* begin Data block *

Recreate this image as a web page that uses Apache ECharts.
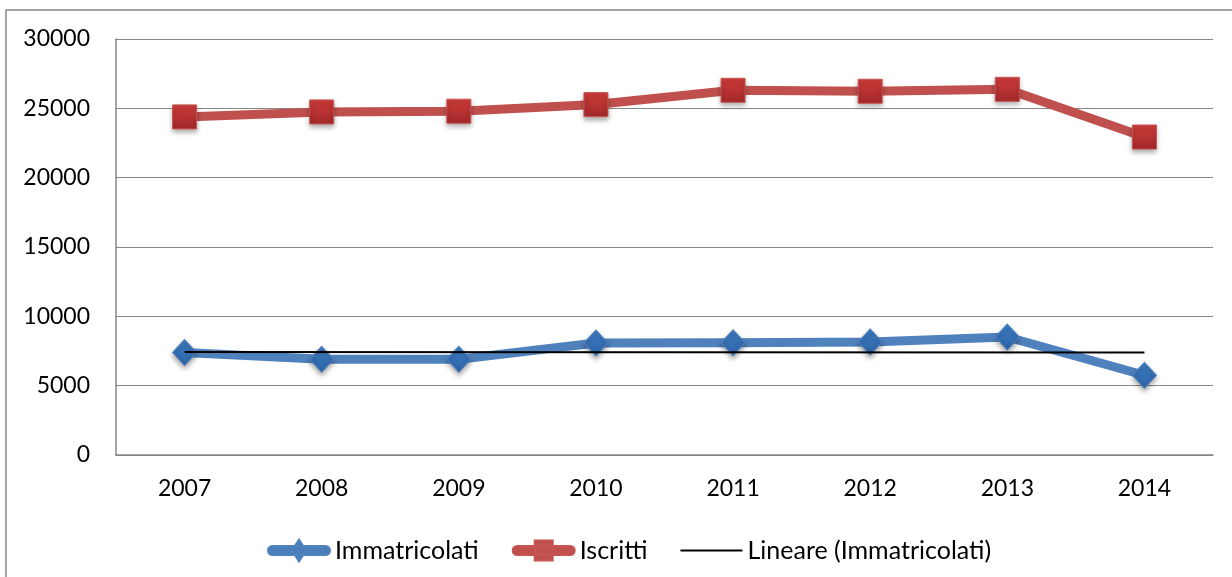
<!DOCTYPE html>
<html lang="it">
<head>
    <meta charset="UTF-8">
    <title>Immatricolati e Iscritti</title>
    <script src="https://cdn.jsdelivr.net/npm/echarts@6/dist/echarts.min.js"></script>
    <style>
        html, body { margin: 0; padding: 0; background: #fff; }
        #main { width: 1232px; height: 577px; }
    </style>
</head>
<body>
<div id="main"></div>
<script type="text/javascript">
    // dati
    var anni = ['2007', '2008', '2009', '2010', '2011', '2012', '2013', '2014'];
    var immatricolati = [7390, 6900, 6900, 8080, 8100, 8150, 8510, 5750];
    var iscritti = [24380, 24740, 24790, 25270, 26300, 26230, 26370, 22930];
    // linea di tendenza: solo estremi, il resto e' collegato
    var lineare = [7430, null, null, null, null, null, null, 7385];
    var yTicks = [0, 5000, 10000, 15000, 20000, 25000, 30000];

    var font = 'Lato, "Liberation Sans", sans-serif';
    var grigio = '#868686';

    // icone della legenda (barra spessa + simbolo)
    var iconaRombo = 'path://M4.5,7.5L57.5,7.5A4.5,4.5,0,0,1,57.5,16.5L4.5,16.5A4.5,4.5,0,0,1,4.5,7.5Z'
        + 'M31,1L38,12L31,23L24,12Z';
    var iconaQuadrato = 'path://M4.5,7.5L57.5,7.5A4.5,4.5,0,0,1,57.5,16.5L4.5,16.5A4.5,4.5,0,0,1,4.5,7.5Z'
        + 'M22,2L40,2L40,22L22,22Z';
    var iconaLinea = 'path://M0,11L62,11L62,13L0,13Z';

    var myChart = echarts.init(document.getElementById('main'));

    var option = {
        backgroundColor: '#fff',
        animation: false,
        textStyle: { fontFamily: font, color: '#000' },
        graphic: [{
            type: 'rect',
            shape: { x: 6, y: 10, width: 1400, height: 800 },
            style: { fill: 'none', stroke: grigio, lineWidth: 1.5 },
            silent: true
        }],
        grid: { left: 116, right: 19, top: 39, bottom: 122 },
        legend: {
            left: 262,
            top: 533,
            itemWidth: 62,
            itemHeight: 24,
            itemGap: 33,
            textStyle: { fontFamily: font, fontSize: 25, color: '#000' },
            data: [
                { name: 'Immatricolati', icon: iconaRombo, itemStyle: { color: '#4a7ebb' } },
                { name: 'Iscritti', icon: iconaQuadrato, itemStyle: { color: '#c0504d' } },
                { name: 'Lineare (Immatricolati)', icon: iconaLinea, itemStyle: { color: '#000' } }
            ]
        },
        xAxis: {
            type: 'category',
            data: anni,
            boundaryGap: true,
            axisLine: { lineStyle: { color: grigio, width: 1.5 } },
            axisTick: { show: false },
            axisLabel: { fontFamily: font, fontSize: 23, color: '#000', margin: 22 }
        },
        yAxis: {
            type: 'value',
            min: yTicks[0],
            max: yTicks[yTicks.length - 1],
            interval: yTicks[1] - yTicks[0],
            axisLine: { show: true, lineStyle: { color: grigio, width: 1.5 } },
            axisTick: { show: false },
            splitLine: { lineStyle: { color: grigio, width: 1.2 } },
            axisLabel: {
                fontFamily: font, fontSize: 23, color: '#000', margin: 26,
                formatter: function (v) { return String(v); }
            }
        },
        series: [
            {
                name: 'Immatricolati',
                type: 'line',
                data: immatricolati,
                symbol: 'diamond',
                symbolSize: [24, 26],
                lineStyle: { color: '#4f81bd', width: 9, cap: 'round', join: 'round' },
                itemStyle: {
                    color: new echarts.graphic.LinearGradient(0, 0, 0, 1, [
                        { offset: 0, color: '#3f7cc4' },
                        { offset: 1, color: '#2c64a6' }
                    ]),
                    borderColor: '#4f81bd',
                    borderWidth: 1,
                    shadowBlur: 5,
                    shadowOffsetY: 3,
                    shadowColor: 'rgba(0,0,0,0.35)'
                },
                z: 2
            },
            {
                name: 'Iscritti',
                type: 'line',
                data: iscritti,
                symbol: 'rect',
                symbolSize: 24,
                lineStyle: { color: '#c0504d', width: 9, cap: 'round', join: 'round' },
                itemStyle: {
                    color: new echarts.graphic.LinearGradient(0, 0, 0, 1, [
                        { offset: 0, color: '#d03c3a' },
                        { offset: 1, color: '#a2282a' }
                    ]),
                    borderColor: '#c65552',
                    borderWidth: 1,
                    shadowBlur: 5,
                    shadowOffsetY: 3,
                    shadowColor: 'rgba(0,0,0,0.35)'
                },
                z: 2
            },
            {
                name: 'Lineare (Immatricolati)',
                type: 'line',
                data: lineare,
                connectNulls: true,
                symbol: 'none',
                lineStyle: { color: '#000', width: 2 },
                itemStyle: { color: '#000' },
                z: 3
            }
        ]
    };

    myChart.setOption(option);
</script>
</body>
</html>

* end Data block *

• **Task instructions**
Copy all the lines of data exactly as they appear, dropping any images.

• **Result for this task**
Recreate this image as a web page that uses Apache ECharts.
<!DOCTYPE html>
<html lang="it">
<head>
    <meta charset="UTF-8">
    <title>Immatricolati e Iscritti</title>
    <script src="https://cdn.jsdelivr.net/npm/echarts@6/dist/echarts.min.js"></script>
    <style>
        html, body { margin: 0; padding: 0; background: #fff; }
        #main { width: 1232px; height: 577px; }
    </style>
</head>
<body>
<div id="main"></div>
<script type="text/javascript">
    // dati
    var anni = ['2007', '2008', '2009', '2010', '2011', '2012', '2013', '2014'];
    var immatricolati = [7390, 6900, 6900, 8080, 8100, 8150, 8510, 5750];
    var iscritti = [24380, 24740, 24790, 25270, 26300, 26230, 26370, 22930];
    // linea di tendenza: solo estremi, il resto e' collegato
    var lineare = [7430, null, null, null, null, null, null, 7385];
    var yTicks = [0, 5000, 10000, 15000, 20000, 25000, 30000];

    var font = 'Lato, "Liberation Sans", sans-serif';
    var grigio = '#868686';

    // icone della legenda (barra spessa + simbolo)
    var iconaRombo = 'path://M4.5,7.5L57.5,7.5A4.5,4.5,0,0,1,57.5,16.5L4.5,16.5A4.5,4.5,0,0,1,4.5,7.5Z'
        + 'M31,1L38,12L31,23L24,12Z';
    var iconaQuadrato = 'path://M4.5,7.5L57.5,7.5A4.5,4.5,0,0,1,57.5,16.5L4.5,16.5A4.5,4.5,0,0,1,4.5,7.5Z'
        + 'M22,2L40,2L40,22L22,22Z';
    var iconaLinea = 'path://M0,11L62,11L62,13L0,13Z';

    var myChart = echarts.init(document.getElementById('main'));

    var option = {
        backgroundColor: '#fff',
        animation: false,
        textStyle: { fontFamily: font, color: '#000' },
        graphic: [{
            type: 'rect',
            shape: { x: 6, y: 10, width: 1400, height: 800 },
            style: { fill: 'none', stroke: grigio, lineWidth: 1.5 },
            silent: true
        }],
        grid: { left: 116, right: 19, top: 39, bottom: 122 },
        legend: {
            left: 262,
            top: 533,
            itemWidth: 62,
            itemHeight: 24,
            itemGap: 33,
            textStyle: { fontFamily: font, fontSize: 25, color: '#000' },
            data: [
                { name: 'Immatricolati', icon: iconaRombo, itemStyle: { color: '#4a7ebb' } },
                { name: 'Iscritti', icon: iconaQuadrato, itemStyle: { color: '#c0504d' } },
                { name: 'Lineare (Immatricolati)', icon: iconaLinea, itemStyle: { color: '#000' } }
            ]
        },
        xAxis: {
            type: 'category',
            data: anni,
            boundaryGap: true,
            axisLine: { lineStyle: { color: grigio, width: 1.5 } },
            axisTick: { show: false },
            axisLabel: { fontFamily: font, fontSize: 23, color: '#000', margin: 22 }
        },
        yAxis: {
            type: 'value',
            min: yTicks[0],
            max: yTicks[yTicks.length - 1],
            interval: yTicks[1] - yTicks[0],
            axisLine: { show: true, lineStyle: { color: grigio, width: 1.5 } },
            axisTick: { show: false },
            splitLine: { lineStyle: { color: grigio, width: 1.2 } },
            axisLabel: {
                fontFamily: font, fontSize: 23, color: '#000', margin: 26,
                formatter: function (v) { return String(v); }
            }
        },
        series: [
            {
                name: 'Immatricolati',
                type: 'line',
                data: immatricolati,
                symbol: 'diamond',
                symbolSize: [24, 26],
                lineStyle: { color: '#4f81bd', width: 9, cap: 'round', join: 'round' },
                itemStyle: {
                    color: new echarts.graphic.LinearGradient(0, 0, 0, 1, [
                        { offset: 0, color: '#3f7cc4' },
                        { offset: 1, color: '#2c64a6' }
                    ]),
                    borderColor: '#4f81bd',
                    borderWidth: 1,
                    shadowBlur: 5,
                    shadowOffsetY: 3,
                    shadowColor: 'rgba(0,0,0,0.35)'
                },
                z: 2
            },
            {
                name: 'Iscritti',
                type: 'line',
                data: iscritti,
                symbol: 'rect',
                symbolSize: 24,
                lineStyle: { color: '#c0504d', width: 9, cap: 'round', join: 'round' },
                itemStyle: {
                    color: new echarts.graphic.LinearGradient(0, 0, 0, 1, [
                        { offset: 0, color: '#d03c3a' },
                        { offset: 1, color: '#a2282a' }
                    ]),
                    borderColor: '#c65552',
                    borderWidth: 1,
                    shadowBlur: 5,
                    shadowOffsetY: 3,
                    shadowColor: 'rgba(0,0,0,0.35)'
                },
                z: 2
            },
            {
                name: 'Lineare (Immatricolati)',
                type: 'line',
                data: lineare,
                connectNulls: true,
                symbol: 'none',
                lineStyle: { color: '#000', width: 2 },
                itemStyle: { color: '#000' },
                z: 3
            }
        ]
    };

    myChart.setOption(option);
</script>
</body>
</html>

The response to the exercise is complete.